- [DATA SHOWN]
---

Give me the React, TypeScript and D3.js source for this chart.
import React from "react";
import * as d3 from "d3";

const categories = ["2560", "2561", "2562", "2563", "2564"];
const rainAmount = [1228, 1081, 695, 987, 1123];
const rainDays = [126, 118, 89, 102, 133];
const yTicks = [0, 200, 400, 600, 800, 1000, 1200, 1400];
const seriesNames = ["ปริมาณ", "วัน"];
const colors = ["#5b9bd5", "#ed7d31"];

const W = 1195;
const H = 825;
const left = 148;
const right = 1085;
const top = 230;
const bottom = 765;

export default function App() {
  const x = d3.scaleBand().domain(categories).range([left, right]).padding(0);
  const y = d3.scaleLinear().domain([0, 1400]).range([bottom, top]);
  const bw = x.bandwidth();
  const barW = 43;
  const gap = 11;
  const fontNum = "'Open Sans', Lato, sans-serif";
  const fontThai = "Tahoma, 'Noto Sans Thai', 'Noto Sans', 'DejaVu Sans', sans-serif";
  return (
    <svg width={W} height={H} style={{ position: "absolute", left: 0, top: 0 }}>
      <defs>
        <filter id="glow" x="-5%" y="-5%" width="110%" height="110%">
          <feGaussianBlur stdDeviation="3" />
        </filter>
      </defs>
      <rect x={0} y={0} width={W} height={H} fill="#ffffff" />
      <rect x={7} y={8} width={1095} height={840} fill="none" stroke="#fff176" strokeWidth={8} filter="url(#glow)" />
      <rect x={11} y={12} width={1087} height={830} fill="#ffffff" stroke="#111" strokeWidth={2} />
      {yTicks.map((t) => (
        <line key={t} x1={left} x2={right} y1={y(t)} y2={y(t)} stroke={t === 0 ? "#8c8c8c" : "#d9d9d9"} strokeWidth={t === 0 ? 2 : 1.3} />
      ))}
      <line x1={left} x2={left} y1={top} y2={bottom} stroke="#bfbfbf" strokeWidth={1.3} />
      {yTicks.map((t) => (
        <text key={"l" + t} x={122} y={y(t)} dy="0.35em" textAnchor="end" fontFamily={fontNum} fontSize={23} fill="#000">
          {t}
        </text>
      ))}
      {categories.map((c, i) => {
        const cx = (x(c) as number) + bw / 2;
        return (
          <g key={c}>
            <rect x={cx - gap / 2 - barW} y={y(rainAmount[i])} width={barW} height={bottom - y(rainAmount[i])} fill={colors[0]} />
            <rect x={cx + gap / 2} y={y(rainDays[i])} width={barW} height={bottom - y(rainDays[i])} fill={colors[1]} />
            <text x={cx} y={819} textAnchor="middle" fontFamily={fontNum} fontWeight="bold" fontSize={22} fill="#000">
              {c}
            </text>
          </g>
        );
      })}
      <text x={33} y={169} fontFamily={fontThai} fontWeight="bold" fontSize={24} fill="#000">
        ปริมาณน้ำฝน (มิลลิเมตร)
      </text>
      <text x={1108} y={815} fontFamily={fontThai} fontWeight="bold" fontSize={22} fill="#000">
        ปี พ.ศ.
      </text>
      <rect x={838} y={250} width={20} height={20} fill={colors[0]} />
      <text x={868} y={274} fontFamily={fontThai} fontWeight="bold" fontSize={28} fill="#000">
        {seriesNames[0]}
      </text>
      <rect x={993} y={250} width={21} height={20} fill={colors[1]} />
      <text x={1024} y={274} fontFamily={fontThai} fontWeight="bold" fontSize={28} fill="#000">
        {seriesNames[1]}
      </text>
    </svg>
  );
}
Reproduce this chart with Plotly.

---

- [TO DO]
The lines from the start of the entries above through the line containing "const bottom = 765;" are the ones to return, please; copy them exactly and include both ends.

- [CORRECT RESPONSE]
Give me the React, TypeScript and D3.js source for this chart.
import React from "react";
import * as d3 from "d3";

const categories = ["2560", "2561", "2562", "2563", "2564"];
const rainAmount = [1228, 1081, 695, 987, 1123];
const rainDays = [126, 118, 89, 102, 133];
const yTicks = [0, 200, 400, 600, 800, 1000, 1200, 1400];
const seriesNames = ["ปริมาณ", "วัน"];
const colors = ["#5b9bd5", "#ed7d31"];

const W = 1195;
const H = 825;
const left = 148;
const right = 1085;
const top = 230;
const bottom = 765;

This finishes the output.